*Short task*
Look at each line of the records and count those with "this" in them. Please answer with the count alone.

Records with drawing code

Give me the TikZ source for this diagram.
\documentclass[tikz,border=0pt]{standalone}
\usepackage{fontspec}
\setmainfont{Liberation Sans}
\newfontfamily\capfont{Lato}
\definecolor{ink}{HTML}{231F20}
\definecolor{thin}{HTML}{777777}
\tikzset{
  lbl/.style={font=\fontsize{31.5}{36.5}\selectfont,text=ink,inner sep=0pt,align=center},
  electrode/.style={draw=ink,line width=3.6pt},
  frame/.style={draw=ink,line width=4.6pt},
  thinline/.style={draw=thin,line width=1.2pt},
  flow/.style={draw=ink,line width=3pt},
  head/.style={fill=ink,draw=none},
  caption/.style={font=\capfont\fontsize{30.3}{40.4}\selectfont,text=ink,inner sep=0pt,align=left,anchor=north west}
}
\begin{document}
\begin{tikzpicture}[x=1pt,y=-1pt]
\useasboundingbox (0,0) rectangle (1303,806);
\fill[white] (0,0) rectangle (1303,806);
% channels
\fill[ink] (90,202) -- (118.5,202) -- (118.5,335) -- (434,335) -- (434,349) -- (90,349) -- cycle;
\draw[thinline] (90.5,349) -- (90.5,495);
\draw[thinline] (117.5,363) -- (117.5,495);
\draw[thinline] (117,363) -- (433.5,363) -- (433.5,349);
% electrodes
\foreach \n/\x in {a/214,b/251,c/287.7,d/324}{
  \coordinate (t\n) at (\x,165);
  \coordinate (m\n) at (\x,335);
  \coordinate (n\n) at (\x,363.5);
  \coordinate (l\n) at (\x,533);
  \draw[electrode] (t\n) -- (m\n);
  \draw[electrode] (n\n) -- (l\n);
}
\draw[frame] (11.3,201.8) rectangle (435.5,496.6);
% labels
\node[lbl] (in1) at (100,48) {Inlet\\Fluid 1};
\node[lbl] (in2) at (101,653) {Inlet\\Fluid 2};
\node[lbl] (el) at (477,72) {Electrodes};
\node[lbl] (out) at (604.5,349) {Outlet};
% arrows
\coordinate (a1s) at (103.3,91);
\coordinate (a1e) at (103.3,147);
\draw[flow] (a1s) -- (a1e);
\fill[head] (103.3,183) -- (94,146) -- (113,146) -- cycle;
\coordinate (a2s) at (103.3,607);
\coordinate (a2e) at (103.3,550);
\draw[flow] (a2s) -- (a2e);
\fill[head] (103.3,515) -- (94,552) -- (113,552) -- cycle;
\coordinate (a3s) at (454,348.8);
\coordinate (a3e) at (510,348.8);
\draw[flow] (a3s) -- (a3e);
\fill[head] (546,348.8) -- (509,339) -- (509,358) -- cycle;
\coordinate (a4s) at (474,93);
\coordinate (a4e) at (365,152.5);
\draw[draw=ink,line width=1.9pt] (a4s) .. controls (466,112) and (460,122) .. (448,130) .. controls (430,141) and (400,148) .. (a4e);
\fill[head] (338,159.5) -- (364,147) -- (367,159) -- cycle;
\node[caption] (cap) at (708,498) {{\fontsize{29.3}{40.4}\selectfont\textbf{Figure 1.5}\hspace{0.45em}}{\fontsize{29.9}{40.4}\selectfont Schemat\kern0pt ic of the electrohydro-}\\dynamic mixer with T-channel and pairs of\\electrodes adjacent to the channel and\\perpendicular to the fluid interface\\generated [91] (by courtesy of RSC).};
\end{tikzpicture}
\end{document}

---

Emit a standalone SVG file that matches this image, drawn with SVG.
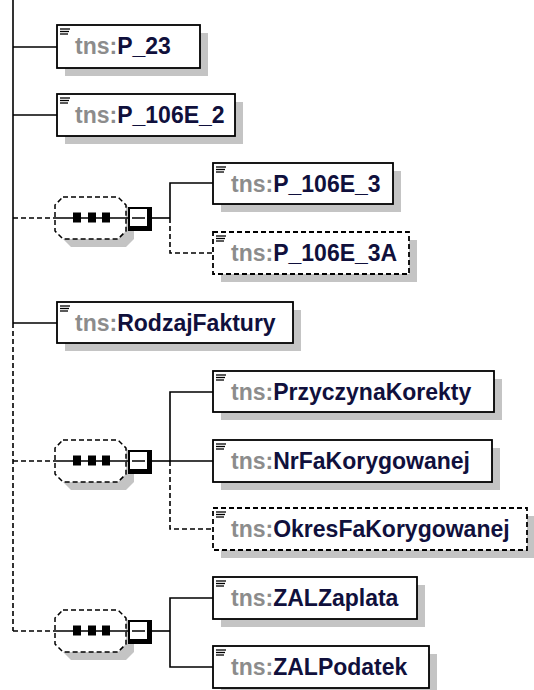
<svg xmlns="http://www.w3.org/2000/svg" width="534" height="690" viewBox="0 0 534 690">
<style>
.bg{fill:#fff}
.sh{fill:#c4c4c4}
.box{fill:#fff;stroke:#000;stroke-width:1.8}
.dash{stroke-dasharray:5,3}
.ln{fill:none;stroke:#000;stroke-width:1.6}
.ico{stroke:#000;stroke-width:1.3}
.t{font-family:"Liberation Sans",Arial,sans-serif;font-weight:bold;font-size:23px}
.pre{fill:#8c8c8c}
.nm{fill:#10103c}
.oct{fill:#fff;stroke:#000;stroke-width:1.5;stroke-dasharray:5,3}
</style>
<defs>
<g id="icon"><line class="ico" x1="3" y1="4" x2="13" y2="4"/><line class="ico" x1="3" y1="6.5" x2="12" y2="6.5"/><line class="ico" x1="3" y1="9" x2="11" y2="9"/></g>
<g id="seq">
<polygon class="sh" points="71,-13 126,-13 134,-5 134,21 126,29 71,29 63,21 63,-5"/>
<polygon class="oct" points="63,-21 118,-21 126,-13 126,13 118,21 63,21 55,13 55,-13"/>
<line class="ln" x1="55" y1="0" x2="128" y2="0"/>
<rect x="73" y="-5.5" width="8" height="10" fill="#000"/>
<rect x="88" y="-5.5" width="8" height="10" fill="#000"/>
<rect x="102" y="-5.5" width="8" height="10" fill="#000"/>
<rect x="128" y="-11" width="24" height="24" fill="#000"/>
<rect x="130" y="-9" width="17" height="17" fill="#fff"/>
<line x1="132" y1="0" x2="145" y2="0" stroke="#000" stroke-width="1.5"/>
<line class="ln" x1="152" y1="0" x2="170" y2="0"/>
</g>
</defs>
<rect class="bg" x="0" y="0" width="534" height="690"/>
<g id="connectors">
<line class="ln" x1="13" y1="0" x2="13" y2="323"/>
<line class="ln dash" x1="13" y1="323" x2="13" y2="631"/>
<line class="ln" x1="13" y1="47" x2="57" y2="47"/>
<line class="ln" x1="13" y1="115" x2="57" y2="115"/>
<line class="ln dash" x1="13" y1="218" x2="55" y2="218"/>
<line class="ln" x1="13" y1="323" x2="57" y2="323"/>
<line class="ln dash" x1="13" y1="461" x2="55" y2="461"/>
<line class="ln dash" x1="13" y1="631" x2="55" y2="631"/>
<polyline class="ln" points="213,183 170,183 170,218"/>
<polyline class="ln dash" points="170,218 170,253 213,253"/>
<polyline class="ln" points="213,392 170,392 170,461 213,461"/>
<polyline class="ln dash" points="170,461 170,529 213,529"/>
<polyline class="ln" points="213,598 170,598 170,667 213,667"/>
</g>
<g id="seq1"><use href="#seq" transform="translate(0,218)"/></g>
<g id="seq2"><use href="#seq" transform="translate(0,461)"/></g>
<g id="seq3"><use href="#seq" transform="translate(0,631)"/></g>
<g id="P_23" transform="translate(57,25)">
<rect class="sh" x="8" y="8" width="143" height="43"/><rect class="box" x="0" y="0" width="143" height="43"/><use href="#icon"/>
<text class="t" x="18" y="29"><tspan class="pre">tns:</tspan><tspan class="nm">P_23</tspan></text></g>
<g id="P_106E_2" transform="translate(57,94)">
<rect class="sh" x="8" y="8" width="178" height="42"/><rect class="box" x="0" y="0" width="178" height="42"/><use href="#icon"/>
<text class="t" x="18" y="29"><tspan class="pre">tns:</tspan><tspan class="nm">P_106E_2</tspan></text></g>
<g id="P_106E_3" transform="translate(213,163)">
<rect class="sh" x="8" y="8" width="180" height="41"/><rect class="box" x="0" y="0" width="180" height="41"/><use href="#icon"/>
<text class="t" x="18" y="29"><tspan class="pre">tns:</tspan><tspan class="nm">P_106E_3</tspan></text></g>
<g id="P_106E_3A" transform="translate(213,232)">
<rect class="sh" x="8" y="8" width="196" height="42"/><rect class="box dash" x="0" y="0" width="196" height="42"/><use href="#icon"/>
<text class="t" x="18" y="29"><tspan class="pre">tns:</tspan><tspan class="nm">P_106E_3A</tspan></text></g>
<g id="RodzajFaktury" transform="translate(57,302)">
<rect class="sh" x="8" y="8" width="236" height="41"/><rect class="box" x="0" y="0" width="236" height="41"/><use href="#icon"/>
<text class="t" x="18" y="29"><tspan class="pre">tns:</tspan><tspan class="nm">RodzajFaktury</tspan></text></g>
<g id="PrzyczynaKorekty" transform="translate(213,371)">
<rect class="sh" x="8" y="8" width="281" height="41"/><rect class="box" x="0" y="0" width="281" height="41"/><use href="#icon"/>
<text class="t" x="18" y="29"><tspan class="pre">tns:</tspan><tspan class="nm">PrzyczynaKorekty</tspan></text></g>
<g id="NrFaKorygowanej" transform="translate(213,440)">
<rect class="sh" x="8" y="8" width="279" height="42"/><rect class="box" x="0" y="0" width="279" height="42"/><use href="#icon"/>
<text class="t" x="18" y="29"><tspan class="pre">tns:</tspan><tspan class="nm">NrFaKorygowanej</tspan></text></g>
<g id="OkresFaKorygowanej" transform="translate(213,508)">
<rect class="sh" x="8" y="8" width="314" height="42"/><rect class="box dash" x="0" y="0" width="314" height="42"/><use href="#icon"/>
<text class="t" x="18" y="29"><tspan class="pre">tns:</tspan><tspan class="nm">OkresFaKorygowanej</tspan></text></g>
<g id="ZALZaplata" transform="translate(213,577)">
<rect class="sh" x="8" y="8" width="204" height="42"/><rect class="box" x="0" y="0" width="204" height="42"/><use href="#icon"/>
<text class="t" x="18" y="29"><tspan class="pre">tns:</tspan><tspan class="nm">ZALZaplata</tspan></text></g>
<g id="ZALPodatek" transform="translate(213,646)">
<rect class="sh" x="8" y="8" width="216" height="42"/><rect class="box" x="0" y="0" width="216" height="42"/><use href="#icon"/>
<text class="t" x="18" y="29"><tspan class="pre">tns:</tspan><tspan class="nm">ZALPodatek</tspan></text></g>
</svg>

*Expected answer*
2